PROBLEM DETAILS. Starting at the first line of the listing below, retype each line up to and including the one that contains "[head] (Language) at". Leave pictures out.

+++ RECORDED DATA +++

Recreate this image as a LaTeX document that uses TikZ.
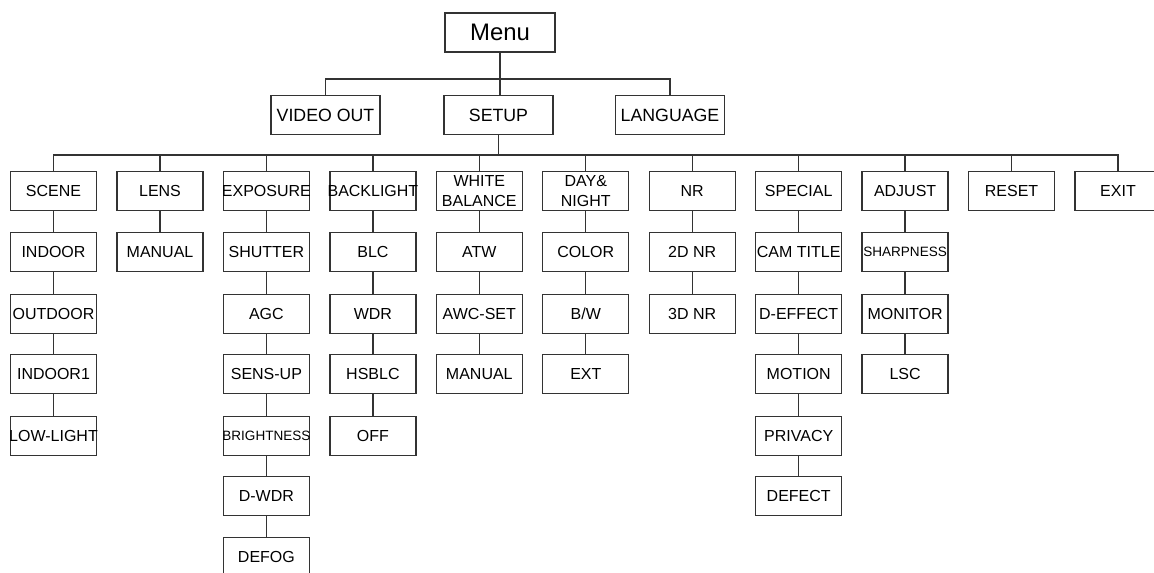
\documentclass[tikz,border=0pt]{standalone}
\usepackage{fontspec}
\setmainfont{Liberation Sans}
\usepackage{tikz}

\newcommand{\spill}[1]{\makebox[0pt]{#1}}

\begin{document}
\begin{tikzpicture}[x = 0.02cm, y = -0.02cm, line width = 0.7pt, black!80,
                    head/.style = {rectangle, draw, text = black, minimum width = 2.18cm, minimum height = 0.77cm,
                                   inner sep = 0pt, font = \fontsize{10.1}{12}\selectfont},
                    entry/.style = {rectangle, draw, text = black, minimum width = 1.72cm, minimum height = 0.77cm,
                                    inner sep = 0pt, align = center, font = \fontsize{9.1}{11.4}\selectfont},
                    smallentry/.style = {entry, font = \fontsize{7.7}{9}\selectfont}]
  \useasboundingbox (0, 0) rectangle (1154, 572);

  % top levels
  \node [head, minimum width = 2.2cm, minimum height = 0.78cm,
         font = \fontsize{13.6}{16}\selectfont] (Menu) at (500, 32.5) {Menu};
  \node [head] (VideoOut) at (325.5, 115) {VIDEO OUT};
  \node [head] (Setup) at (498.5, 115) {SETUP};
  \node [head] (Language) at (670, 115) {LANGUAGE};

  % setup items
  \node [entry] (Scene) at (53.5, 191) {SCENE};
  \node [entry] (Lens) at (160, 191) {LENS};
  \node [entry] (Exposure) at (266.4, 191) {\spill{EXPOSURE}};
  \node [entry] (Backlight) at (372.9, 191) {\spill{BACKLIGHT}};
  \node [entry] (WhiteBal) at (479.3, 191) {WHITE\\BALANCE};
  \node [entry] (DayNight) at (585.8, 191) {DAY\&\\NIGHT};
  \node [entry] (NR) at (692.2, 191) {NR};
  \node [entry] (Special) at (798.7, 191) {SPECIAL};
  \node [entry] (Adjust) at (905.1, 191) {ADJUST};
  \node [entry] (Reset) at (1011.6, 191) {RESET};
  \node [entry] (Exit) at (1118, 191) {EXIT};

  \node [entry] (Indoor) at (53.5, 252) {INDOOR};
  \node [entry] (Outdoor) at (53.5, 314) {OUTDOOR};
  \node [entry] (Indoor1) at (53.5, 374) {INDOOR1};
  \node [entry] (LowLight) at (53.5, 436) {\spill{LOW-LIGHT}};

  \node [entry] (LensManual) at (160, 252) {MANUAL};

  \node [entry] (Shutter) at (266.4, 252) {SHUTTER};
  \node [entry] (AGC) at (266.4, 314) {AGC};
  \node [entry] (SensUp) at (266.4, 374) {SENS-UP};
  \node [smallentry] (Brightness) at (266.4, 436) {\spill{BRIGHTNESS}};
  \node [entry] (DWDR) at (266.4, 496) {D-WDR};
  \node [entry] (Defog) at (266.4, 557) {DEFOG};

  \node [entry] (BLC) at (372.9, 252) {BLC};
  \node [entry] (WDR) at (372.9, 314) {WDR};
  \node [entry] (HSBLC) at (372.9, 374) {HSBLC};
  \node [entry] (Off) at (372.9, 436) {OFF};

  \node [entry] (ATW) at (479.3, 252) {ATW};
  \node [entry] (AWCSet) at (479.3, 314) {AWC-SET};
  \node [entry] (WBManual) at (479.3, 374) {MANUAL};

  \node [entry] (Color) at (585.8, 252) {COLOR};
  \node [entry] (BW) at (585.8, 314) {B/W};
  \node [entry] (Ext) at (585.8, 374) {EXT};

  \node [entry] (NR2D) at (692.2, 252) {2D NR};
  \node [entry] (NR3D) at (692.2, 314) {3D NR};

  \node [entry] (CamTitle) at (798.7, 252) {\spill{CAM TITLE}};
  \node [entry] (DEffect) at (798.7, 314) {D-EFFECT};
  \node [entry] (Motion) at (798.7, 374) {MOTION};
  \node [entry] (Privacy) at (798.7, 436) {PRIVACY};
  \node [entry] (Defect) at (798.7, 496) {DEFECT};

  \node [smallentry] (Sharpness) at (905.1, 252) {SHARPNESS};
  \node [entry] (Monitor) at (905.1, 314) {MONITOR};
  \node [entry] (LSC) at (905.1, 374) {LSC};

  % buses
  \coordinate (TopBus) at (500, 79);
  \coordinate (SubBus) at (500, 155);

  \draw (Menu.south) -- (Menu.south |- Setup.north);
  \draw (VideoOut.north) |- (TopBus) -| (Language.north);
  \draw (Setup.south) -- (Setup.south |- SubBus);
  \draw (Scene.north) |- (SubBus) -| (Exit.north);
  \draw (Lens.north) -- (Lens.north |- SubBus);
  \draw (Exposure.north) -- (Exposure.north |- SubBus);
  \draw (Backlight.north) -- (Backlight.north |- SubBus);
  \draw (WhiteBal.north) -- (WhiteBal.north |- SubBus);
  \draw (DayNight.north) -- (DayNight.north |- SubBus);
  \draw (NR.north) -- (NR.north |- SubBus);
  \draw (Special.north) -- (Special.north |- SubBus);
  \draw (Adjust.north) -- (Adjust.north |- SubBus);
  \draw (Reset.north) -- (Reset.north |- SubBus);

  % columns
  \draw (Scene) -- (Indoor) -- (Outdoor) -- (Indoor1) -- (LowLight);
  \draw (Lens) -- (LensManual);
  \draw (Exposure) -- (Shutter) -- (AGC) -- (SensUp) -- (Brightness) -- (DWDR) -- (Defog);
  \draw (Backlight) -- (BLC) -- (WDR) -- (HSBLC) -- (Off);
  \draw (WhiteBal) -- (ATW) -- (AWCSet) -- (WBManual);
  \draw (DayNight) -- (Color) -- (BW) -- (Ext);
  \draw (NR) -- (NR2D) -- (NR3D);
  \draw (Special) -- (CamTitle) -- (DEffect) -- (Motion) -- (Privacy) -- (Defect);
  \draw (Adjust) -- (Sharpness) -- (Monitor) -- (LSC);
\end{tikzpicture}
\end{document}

+++

FINISHED EXERCISE.
Recreate this image as a LaTeX document that uses TikZ.
\documentclass[tikz,border=0pt]{standalone}
\usepackage{fontspec}
\setmainfont{Liberation Sans}
\usepackage{tikz}

\newcommand{\spill}[1]{\makebox[0pt]{#1}}

\begin{document}
\begin{tikzpicture}[x = 0.02cm, y = -0.02cm, line width = 0.7pt, black!80,
                    head/.style = {rectangle, draw, text = black, minimum width = 2.18cm, minimum height = 0.77cm,
                                   inner sep = 0pt, font = \fontsize{10.1}{12}\selectfont},
                    entry/.style = {rectangle, draw, text = black, minimum width = 1.72cm, minimum height = 0.77cm,
                                    inner sep = 0pt, align = center, font = \fontsize{9.1}{11.4}\selectfont},
                    smallentry/.style = {entry, font = \fontsize{7.7}{9}\selectfont}]
  \useasboundingbox (0, 0) rectangle (1154, 572);

  % top levels
  \node [head, minimum width = 2.2cm, minimum height = 0.78cm,
         font = \fontsize{13.6}{16}\selectfont] (Menu) at (500, 32.5) {Menu};
  \node [head] (VideoOut) at (325.5, 115) {VIDEO OUT};
  \node [head] (Setup) at (498.5, 115) {SETUP};
  \node [head] (Language) at (670, 115) {LANGUAGE};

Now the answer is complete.